Pages

Monday, June 1, 2015

Statistics vs. Data Science

The house empiricism stands divided. Bayesians and frequentists have waged bitter war for decades for the heart of the common analyst. All the while data science stands poised to devour the ground on which they fight. With visionary voices on all sides of the fracas, which path should a neophyte choose. This is the turmoil into which science graduate students everywhere are thrown, unarmed with the tools necessary to critically differentiate the various approaches. The choice is often informed by early experiences and the normative influences of their field (not exactly an examination of merit). With each approach leading to slightly different conclusions given the same data, is it really any wonder the public is losing faith in science's ability to really know anything.

This problem of deciding what we know isn't exactly new, it has bedevilled us since ancient Greece. Our origins as scientists began with philosophers pondering how we actually know anything at all. The tip of the iceberg is the p-value debate, with such amazing headlines as "Psychology Journal Bans P-Values" but the problem is much deeper. The now tarnished and reviled p-value is treated as a probabilistic estimate of how likely we are to be right about a hypothesis, when in reality it is only an estimate of how likely we are to be a certain type of wrong. One might argue the issue is with education, if we all understood exactly what a p-value tells us we could return to the comfortable confines of the status quo. But that argument is facile. Null hypothesis testing itself is outmoded and should be abandoned in favour of model building and selection, using real world performance and cross validation to refine our understanding of the world at large. This treads into the domain of data science.

Data science is the young upstart field, using sleek new tools like deep nets and python, these analysts eschew traditional rigour in favour of gobbling huge quantities of rapidly consumable data and churning out interesting models. Their techniques and laissez-faire attitude have a deep appeal, but it's easy to wonder if the field isn't laden with false promises. The statistics orthodoxy would have us believe so.
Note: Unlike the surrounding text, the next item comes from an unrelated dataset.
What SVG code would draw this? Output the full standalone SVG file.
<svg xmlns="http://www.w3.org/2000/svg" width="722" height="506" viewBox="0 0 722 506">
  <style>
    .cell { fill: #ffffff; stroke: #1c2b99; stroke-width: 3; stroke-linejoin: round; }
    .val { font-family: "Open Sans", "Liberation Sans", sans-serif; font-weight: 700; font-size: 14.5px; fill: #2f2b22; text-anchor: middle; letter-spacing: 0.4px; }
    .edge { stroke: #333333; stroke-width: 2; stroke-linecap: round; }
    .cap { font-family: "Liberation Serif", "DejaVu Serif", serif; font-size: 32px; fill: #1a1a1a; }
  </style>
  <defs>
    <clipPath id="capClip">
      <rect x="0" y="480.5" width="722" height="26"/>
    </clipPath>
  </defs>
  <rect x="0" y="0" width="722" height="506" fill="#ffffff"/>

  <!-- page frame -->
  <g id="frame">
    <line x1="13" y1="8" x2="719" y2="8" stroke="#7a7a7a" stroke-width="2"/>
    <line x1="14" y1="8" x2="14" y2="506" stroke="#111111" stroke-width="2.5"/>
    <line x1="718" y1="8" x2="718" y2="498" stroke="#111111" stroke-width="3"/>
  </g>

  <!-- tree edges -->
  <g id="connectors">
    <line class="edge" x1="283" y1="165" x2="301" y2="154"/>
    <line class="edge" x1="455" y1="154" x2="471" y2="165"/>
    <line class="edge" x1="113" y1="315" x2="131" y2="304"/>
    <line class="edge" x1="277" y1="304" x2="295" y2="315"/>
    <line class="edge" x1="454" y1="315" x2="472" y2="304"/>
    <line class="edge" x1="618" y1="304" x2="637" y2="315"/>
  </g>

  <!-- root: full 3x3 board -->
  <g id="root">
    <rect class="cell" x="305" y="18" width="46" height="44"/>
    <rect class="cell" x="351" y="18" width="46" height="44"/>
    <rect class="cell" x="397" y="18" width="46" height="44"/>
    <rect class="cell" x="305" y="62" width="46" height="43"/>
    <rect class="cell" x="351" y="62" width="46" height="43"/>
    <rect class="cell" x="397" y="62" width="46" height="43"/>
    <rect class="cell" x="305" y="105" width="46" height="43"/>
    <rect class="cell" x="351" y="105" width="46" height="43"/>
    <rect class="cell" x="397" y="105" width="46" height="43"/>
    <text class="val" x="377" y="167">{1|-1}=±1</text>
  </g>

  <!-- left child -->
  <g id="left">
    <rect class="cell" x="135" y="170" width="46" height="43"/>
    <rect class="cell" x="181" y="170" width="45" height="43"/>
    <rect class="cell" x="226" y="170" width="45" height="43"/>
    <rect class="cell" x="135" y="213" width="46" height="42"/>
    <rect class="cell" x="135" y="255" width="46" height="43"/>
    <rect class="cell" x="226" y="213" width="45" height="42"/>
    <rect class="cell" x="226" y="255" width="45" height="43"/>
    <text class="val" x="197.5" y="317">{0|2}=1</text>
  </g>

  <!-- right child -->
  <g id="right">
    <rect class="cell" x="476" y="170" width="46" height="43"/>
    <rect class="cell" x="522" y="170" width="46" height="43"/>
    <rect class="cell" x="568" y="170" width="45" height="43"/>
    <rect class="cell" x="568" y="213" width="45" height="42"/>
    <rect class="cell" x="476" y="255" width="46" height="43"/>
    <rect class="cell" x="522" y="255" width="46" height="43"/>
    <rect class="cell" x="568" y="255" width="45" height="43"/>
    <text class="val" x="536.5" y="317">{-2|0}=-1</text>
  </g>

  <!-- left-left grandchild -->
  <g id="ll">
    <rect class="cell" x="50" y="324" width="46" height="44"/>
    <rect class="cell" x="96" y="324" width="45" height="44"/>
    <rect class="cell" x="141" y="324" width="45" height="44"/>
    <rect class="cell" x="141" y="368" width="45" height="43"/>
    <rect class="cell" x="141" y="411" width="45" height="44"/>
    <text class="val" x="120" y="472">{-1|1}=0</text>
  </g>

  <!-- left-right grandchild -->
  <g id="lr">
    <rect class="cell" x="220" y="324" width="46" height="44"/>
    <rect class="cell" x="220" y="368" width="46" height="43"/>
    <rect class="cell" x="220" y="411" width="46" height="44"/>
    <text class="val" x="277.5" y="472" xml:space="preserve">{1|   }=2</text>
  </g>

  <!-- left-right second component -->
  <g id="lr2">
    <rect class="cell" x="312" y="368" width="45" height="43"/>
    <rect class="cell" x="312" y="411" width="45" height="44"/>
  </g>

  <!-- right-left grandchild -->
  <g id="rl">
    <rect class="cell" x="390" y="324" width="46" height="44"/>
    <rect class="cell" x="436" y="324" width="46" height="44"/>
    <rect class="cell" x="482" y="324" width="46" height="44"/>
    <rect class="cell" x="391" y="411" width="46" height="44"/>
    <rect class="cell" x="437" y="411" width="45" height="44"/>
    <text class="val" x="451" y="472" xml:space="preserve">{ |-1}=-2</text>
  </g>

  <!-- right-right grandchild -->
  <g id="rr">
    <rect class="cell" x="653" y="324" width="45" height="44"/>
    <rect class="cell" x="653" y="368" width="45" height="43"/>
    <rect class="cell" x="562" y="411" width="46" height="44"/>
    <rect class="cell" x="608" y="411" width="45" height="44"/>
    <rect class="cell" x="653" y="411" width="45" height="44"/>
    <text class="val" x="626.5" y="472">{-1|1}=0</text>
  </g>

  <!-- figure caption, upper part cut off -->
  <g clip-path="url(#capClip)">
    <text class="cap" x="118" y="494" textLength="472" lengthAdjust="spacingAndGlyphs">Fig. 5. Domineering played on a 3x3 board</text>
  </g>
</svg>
The issue comes down to experimental design. How we actually perform science. A puritanical statistician would likely turn their nose up in disgust at the quality of the data we as scientists often produce. Many scientists I'm sure feel great deal of shame about the quality of their data, or have become numb to the shame, or worse, become derisive of those statisticians who make us feel this shame. Formerly I was in the latter category, fleeing from data-shame lead me into the warm embrace of machine learning and data science, this was a field that would welcome me with my dirty, haphazardly collected data. Machine learning would help me squeeze whatever drops of knowledge I could out of my data set, and wouldn't judge me for its imperfections. I thought machine learning would solve all my problems, but I was wrong. I realized today that the puritans have a point. We invest a huge amount of money in publicly funded science, this money should not be lost on poorly conceived and orchestrated research. The Natural Science and Engineering Research Council of Canada (NSERC) spent just over a billion dollars last year, and the National Science Foundation in the US spent seven and a half billion. This sure seems like a lot of money (although $30 per person in Canada really isn't so bad), shouldn't we be doing the very best we can? The answer is obviously yes, but this is where the complexity of the story begins. Optimizing knowledge output is about more than just maximizing how much we can comfortably squeeze out of a data set.

My take on statistical orthodoxy begins with thrift. Up until a few decades ago data and analyses were expensive. Statisticians were able to be thrifty with data and analysis by placing the burden of effort on scientist and analyst. With data science and machine learning, this issue has been turned on its head, now data and analysis is cheap, and training scientists to statistical proficiency is prohibitively expensive. Needless to say I think both camps have points. We need to think critically about where lies the balance between training budding scientists to be vigilante about things like collinearity and pseudo-replication vs. training scientists to collect it all and let the computer do the worrying. It is my strong belief that enough mediocre data will eventually match some smaller amount of great data in terms of inferential utility. If you accept that some amount of mediocre data can match a smaller amount of great data, then the camp you fall closer to is likely data science.

We need to think of scientists and the organizations that fund us as finite pools of resources. Each hour we spend training students to be statisticians is an hour they can be gathering data or learning about related field. And if we admit that humans are fallible and despite our best efforts we still end up with mediocre data, then we should focus training on tools robust to suboptimal design. There really is no reason these days not to collect it all and use modern computational tools to separate the wheat from the chaff. But I do have a much deeper appreciation for the stance of statistical orthodox folks. The slow, deliberate approach to knowledge acquisition has served us well for centuries, but in this modern data glut it may be a case of the swift and the dead.

- Chris

P.S. I recognize that most statisticians are not hard-line orthodox folks like I portray in this essay. But many scientists I've met to seem to live in fear of such shadowy boogeymen and teach their students to do the warding gestures of providing p-values despite arguments against it.

Acknowledgement: This blog post was inspired by a conversation with Dr. Tom Chapman, though the views expressed in the article are solely mine, unless you like them, in which case you can give him credit too if you want.